I have been reviewing the paper PNrule: A new Framework for Learning Classifier Models in Data by Agarwal & Joshi (2000) and the associated technical report. The paper outlines an approach to managing datasets with a severely imbalanced binary outcome which takes an iterative approach to maximise both overall accuracy and precision.
The approach seems promising, and stands apart from the fairly homogenous body of approaches that incorporates cost management and various nearest-neighbour-based methods to delete points or synthesise new ones. The authors also report excellent performance in a Kaggle competition, though other real-world evidence of performance is lacking.
I have been unable to find the algorithm encoded in a package for either Python or R, whether under the name of one of the original authors or otherwise. I was wondering if anyone else was aware of a relevant package. It would be good to know before starting on any coding from scratch.
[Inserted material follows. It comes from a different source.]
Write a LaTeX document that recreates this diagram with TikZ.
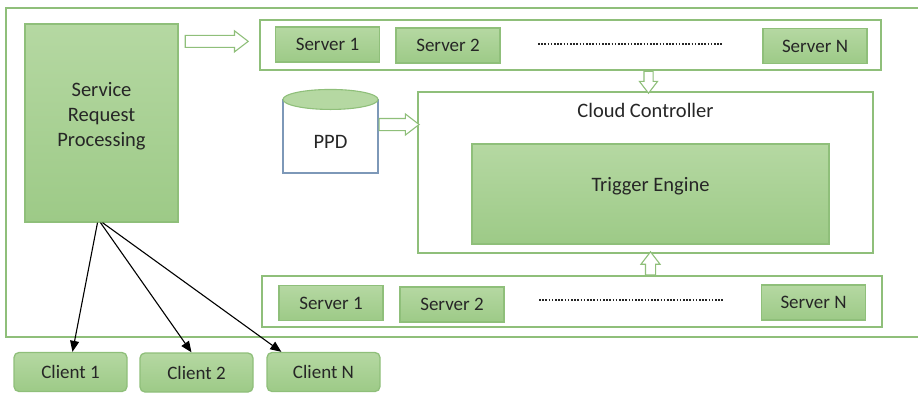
\documentclass[tikz,border=0pt]{standalone}
\usepackage{fontspec}
\setmainfont{Carlito}
\usepackage{xcolor}
\usepackage{tikz}
\usetikzlibrary{shapes}
\usetikzlibrary{arrows.meta}
\usetikzlibrary{calc}
\definecolor{linegreen}{HTML}{8FBF7A}
\definecolor{filltop}{HTML}{B5D8A2}
\definecolor{fillbot}{HTML}{9DCA87}
\definecolor{textgray}{HTML}{262626}
\definecolor{sideblue}{HTML}{7D98B8}
\tikzset{
	big text/.style={font=\fontsize{20.5}{25}\selectfont,text=textgray},
	green node/.style={draw=linegreen,line width=1.3pt,top color=filltop,bottom color=fillbot,
		text=textgray,font=\fontsize{19}{23}\selectfont},
	server node/.style={green node,minimum width=104pt,minimum height=35pt},
	client node/.style={green node,rounded corners=5pt,minimum width=113pt,minimum height=39pt},
	frame node/.style={draw=linegreen,line width=1.3pt,fill=white},
	hollow arrow/.style={single arrow,draw=linegreen,line width=1.1pt,fill=white,inner sep=5.5pt,
		single arrow head extend=4.5pt,single arrow head indent=0pt,single arrow tip angle=75},
	dot line/.style={draw=textgray,line width=2.6pt,dash pattern=on 1.5pt off 1.7pt}
}
\begin{document}
\begin{tikzpicture}[x=1pt,y=-1pt,>={Triangle[length=11pt,width=9pt]}]
	\useasboundingbox (0,0) rectangle (918,392);
	\draw[linegreen,line width=1.3pt] (918,8) -- (6,8) -- (6,337) -- (918,337);
	\node [green node,minimum width=153pt,minimum height=198pt,
		label={[big text,align=center,yshift=7pt]center:Service\\Request\\Processing}] (1) at (101.5,123) {};
	% upper server row
	\node [frame node,minimum width=621pt,minimum height=50pt] (2) at (570.5,45) {};
	\node [server node] (3) at (327.5,44.5) {Server 1};
	\node [server node] (4) at (448,45.5) {Server 2};
	\node [server node] (5) at (815,46) {Server N};
	\draw [dot line] (538,44) -- (722,44);
	% controller
	\node [frame node,minimum width=455pt,minimum height=161pt,
		label={[big text,anchor=center,yshift=-19pt]north:Cloud Controller}] (6) at (645.5,172.5) {};
	\node [green node,minimum width=357pt,minimum height=100pt,
		label={[big text,yshift=8pt]center:Trigger Engine}] (7) at (650.5,194) {};
	\node [draw=sideblue,line width=1.1pt,fill=white,minimum width=95pt,minimum height=73pt,
		label={[big text,yshift=-5pt]center:PPD}] (8) at (330.5,136.5) {};
	\draw [draw=linegreen,line width=1.1pt,fill=filltop] (8.north) ellipse (47.5 and 10);
	% lower server row
	\node [frame node,minimum width=620pt,minimum height=51pt] (9) at (572,301.5) {};
	\node [server node] (10) at (331,303) {Server 1};
	\node [server node] (11) at (452,304.5) {Server 2};
	\node [server node] (12) at (813.5,302.5) {Server N};
	\draw [dot line] (539,300) -- (723,300);
	% clients
	\node [client node] (13) at (70.5,372) {Client 1};
	\node [client node] (14) at (196.5,372.5) {Client 2};
	\node [client node] (15) at (323.5,372) {Client N};
	% hollow arrows
	\node [hollow arrow,minimum height=63pt,anchor=tail] (a1) at ($(1.north east)+(6,18)$) {};
	\node [hollow arrow,minimum height=40pt,anchor=tail] (a2) at ($(8.east)+(0,-12)$) {};
	\node [hollow arrow,inner sep=4pt,minimum height=22pt,anchor=tail,rotate=-90] (a3) at ($(2.south -| 7)+(-2,0)$) {};
	\node [hollow arrow,inner sep=4.5pt,minimum height=23pt,anchor=tail,rotate=90] (a4) at (9.north -| 7) {};
	% request arrows
	\draw [->,line width=1.1pt] ($(1.south)+(-4,0)$) -- ($(13.north)+(2,0)$);
	\draw [->,line width=1.1pt] ($(1.south)+(-1,0)$) -- ($(14.north)+(-5,0)$);
	\draw [->,line width=1.1pt] ($(1.south)+(1,0)$) -- ($(15.north west)+(15,0)$);
\end{tikzpicture}
\end{document}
Similarly, I was wondering whether anyone knew of a reason why this isn't more popular twenty years on. Perhaps the clue is in it having more of a feel of a framework rather than something you can just do as a preliminary step in an existing data science pipeline.
Many thanks.
PS I can see there is a stream of thought that people experiencing problems with sensitivity scores due to data imbalances are suffering from an overactive imagination. I would like to be clear that the problems I am trying to solve are real.